* **What to work on**: How many lines in the entries below contain "this"? Answer with the number only.

Collection entries
______________________________

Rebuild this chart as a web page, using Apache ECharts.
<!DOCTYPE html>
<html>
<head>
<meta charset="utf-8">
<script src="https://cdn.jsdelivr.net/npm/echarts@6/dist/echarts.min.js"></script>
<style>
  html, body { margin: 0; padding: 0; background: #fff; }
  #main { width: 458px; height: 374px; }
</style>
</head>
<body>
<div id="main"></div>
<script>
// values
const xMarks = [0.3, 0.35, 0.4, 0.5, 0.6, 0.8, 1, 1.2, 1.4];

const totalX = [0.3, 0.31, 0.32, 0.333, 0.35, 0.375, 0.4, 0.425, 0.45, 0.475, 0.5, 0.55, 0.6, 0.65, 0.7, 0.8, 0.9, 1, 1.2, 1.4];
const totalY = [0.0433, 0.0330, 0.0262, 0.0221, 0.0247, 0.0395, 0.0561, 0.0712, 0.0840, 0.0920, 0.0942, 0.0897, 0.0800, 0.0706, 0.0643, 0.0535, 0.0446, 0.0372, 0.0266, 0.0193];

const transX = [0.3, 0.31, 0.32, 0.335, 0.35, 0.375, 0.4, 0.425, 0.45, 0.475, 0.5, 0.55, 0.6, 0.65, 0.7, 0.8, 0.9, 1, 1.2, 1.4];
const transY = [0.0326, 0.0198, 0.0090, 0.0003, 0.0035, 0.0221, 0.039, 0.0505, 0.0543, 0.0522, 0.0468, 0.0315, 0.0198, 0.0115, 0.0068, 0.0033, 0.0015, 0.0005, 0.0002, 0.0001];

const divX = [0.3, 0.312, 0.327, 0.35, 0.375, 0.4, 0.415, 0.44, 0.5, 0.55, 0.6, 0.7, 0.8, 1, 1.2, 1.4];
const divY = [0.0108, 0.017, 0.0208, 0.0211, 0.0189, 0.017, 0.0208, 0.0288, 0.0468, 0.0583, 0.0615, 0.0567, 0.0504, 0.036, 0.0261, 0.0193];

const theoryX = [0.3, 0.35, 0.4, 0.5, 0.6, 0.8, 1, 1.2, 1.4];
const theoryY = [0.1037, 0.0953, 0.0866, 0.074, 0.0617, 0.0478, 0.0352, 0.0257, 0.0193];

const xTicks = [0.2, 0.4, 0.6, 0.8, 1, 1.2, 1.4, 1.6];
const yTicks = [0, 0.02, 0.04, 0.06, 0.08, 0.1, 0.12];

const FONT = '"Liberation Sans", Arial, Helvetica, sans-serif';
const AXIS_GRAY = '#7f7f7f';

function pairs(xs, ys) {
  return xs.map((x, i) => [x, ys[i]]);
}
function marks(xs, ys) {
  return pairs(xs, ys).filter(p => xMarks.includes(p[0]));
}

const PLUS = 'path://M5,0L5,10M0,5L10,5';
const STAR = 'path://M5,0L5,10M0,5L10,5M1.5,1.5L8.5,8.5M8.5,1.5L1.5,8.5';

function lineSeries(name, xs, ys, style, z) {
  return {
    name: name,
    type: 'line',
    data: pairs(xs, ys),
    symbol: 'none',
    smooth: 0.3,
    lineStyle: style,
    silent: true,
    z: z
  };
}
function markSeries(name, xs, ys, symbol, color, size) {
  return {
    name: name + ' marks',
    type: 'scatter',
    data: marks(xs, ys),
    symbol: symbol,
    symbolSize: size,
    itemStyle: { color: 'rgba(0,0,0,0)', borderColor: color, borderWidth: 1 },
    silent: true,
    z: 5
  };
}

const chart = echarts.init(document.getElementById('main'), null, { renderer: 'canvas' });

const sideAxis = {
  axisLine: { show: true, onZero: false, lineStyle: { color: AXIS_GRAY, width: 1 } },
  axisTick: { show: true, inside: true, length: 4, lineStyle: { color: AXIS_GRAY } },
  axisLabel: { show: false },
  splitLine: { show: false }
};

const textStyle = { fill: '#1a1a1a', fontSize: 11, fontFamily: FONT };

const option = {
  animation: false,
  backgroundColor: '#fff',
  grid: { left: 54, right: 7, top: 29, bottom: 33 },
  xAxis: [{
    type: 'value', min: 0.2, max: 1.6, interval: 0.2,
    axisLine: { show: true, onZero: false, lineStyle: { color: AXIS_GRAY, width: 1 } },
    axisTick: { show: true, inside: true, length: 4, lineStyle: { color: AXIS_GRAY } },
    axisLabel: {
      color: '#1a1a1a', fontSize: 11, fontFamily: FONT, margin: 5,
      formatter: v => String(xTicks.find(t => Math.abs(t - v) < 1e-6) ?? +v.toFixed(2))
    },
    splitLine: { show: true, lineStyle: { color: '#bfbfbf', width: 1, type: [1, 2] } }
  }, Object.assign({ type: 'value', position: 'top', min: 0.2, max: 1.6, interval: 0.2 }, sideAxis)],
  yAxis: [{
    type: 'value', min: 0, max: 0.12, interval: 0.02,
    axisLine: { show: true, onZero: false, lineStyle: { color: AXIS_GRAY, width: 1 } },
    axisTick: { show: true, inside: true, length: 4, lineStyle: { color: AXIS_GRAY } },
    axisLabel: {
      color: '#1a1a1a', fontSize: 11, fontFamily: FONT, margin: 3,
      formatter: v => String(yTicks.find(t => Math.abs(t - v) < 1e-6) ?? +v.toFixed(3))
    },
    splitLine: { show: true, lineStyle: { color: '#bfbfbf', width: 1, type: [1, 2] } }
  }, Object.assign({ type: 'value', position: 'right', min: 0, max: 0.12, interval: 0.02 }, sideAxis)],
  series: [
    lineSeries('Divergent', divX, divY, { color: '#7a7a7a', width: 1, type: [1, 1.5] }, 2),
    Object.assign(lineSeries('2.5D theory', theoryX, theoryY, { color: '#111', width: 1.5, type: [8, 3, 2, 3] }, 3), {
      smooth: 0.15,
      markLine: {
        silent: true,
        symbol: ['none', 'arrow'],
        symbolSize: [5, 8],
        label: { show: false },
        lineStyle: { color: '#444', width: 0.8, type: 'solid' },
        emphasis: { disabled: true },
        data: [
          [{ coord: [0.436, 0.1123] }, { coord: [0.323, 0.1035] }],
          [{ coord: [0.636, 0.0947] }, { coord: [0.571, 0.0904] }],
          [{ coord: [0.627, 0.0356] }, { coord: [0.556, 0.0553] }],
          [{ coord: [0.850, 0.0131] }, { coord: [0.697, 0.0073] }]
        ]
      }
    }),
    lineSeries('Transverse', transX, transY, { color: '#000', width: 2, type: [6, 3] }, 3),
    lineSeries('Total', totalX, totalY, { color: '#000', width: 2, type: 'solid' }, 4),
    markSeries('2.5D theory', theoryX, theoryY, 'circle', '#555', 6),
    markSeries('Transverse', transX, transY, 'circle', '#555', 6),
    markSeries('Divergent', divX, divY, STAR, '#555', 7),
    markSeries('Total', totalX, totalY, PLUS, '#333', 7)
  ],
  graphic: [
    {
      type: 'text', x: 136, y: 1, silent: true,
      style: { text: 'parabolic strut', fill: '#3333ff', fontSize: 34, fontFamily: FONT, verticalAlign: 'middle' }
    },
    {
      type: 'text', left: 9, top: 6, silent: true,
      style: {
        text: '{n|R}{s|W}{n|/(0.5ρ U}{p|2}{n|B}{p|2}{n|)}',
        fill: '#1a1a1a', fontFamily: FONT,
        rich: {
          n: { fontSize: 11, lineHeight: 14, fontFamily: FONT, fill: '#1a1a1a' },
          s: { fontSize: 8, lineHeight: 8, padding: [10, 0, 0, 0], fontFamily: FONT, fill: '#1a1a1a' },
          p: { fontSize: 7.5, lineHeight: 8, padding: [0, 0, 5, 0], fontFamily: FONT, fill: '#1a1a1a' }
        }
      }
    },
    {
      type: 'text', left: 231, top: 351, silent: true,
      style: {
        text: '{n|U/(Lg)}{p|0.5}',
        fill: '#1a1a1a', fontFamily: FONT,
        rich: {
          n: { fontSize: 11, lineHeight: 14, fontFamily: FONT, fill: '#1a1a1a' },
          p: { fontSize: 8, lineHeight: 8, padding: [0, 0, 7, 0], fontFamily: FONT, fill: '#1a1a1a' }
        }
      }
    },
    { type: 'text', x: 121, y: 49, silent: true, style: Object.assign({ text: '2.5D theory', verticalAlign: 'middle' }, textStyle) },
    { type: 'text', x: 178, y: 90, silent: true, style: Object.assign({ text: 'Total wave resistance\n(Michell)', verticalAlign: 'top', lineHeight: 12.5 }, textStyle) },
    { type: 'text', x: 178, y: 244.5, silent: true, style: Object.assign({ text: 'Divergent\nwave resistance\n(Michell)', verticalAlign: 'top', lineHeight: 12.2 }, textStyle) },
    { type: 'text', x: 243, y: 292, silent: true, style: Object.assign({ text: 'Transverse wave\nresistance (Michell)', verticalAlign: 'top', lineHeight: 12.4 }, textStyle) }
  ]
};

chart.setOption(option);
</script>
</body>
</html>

______________________________

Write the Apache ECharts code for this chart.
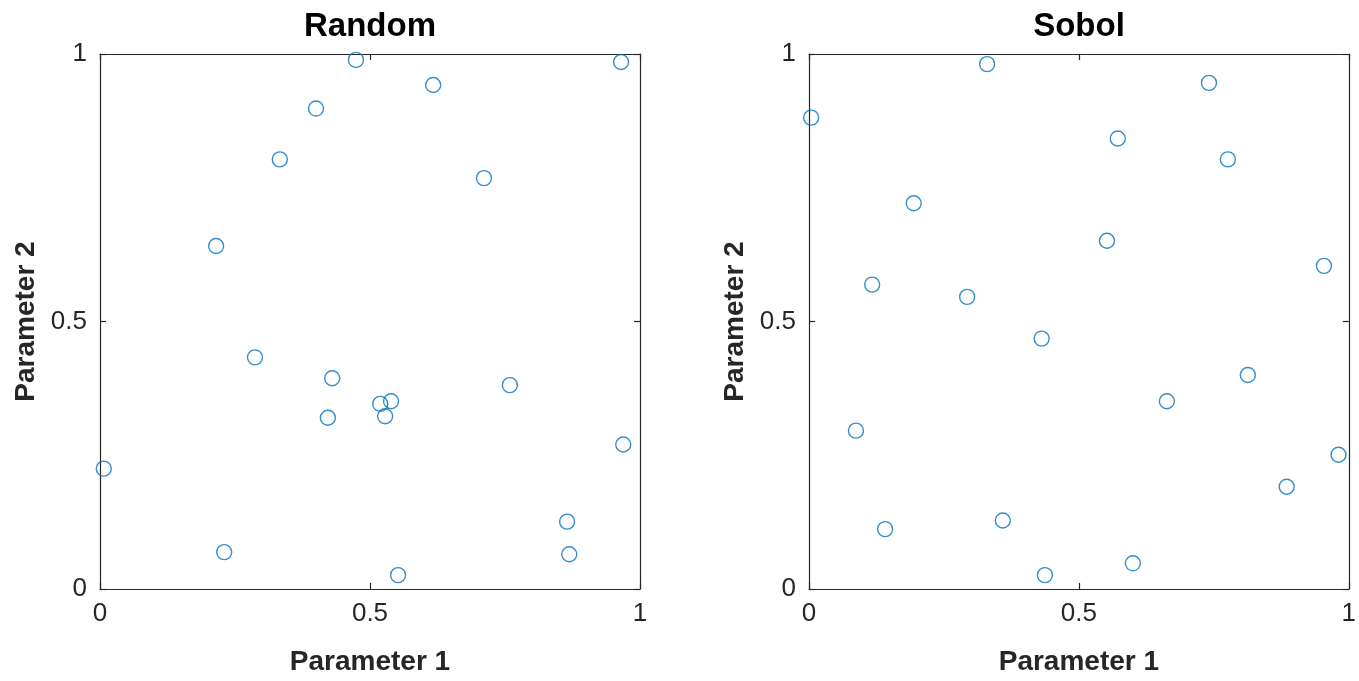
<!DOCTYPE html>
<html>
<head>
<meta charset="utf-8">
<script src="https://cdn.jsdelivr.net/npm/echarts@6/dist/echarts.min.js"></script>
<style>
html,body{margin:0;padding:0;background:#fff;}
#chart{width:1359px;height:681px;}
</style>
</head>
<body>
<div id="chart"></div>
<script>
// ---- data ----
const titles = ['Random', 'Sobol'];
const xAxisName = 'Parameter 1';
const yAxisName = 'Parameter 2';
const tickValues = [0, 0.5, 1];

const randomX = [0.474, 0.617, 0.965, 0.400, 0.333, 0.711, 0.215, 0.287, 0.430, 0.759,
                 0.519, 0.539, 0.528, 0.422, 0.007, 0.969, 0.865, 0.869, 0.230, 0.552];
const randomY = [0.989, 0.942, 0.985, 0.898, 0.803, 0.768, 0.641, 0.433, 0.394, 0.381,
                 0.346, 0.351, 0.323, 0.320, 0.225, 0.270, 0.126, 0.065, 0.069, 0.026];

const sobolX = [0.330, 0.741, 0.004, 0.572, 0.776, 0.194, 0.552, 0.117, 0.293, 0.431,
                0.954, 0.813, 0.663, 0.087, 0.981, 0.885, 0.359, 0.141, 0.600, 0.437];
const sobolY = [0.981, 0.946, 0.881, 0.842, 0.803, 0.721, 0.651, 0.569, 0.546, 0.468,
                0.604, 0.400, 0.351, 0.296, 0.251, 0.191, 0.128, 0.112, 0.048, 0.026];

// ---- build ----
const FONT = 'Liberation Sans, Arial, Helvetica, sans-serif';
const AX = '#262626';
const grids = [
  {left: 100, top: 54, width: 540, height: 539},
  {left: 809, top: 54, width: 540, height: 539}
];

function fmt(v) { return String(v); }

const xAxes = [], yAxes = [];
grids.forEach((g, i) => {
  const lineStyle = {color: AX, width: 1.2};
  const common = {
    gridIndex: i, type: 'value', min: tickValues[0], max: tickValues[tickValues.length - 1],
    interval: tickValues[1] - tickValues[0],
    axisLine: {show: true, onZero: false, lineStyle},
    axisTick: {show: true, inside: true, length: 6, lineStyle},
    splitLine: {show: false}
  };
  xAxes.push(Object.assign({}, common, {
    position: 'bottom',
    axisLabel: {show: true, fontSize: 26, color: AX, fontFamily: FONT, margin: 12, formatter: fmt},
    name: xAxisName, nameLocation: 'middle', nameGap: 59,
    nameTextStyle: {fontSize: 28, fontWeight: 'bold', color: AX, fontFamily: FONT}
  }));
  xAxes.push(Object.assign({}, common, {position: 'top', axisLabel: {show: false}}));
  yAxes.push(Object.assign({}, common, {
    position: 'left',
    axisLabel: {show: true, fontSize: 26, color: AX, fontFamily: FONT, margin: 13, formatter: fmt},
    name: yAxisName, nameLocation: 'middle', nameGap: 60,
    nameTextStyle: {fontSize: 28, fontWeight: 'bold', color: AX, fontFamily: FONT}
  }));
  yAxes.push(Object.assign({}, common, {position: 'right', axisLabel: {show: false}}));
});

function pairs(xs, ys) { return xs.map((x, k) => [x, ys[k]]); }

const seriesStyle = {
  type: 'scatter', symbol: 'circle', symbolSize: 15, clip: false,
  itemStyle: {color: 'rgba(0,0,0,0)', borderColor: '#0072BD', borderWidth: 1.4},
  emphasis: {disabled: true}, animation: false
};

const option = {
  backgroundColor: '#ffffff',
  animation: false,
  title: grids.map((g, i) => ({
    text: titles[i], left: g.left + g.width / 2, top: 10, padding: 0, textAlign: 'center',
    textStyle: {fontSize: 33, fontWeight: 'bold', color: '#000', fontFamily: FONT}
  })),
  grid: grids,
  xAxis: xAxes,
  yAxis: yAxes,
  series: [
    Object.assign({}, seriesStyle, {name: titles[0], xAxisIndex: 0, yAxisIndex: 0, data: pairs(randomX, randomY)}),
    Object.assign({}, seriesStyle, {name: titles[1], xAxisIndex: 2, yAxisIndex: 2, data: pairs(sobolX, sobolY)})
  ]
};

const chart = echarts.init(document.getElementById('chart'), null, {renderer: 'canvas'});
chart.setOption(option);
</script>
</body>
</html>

______________________________

* **Solution**: 2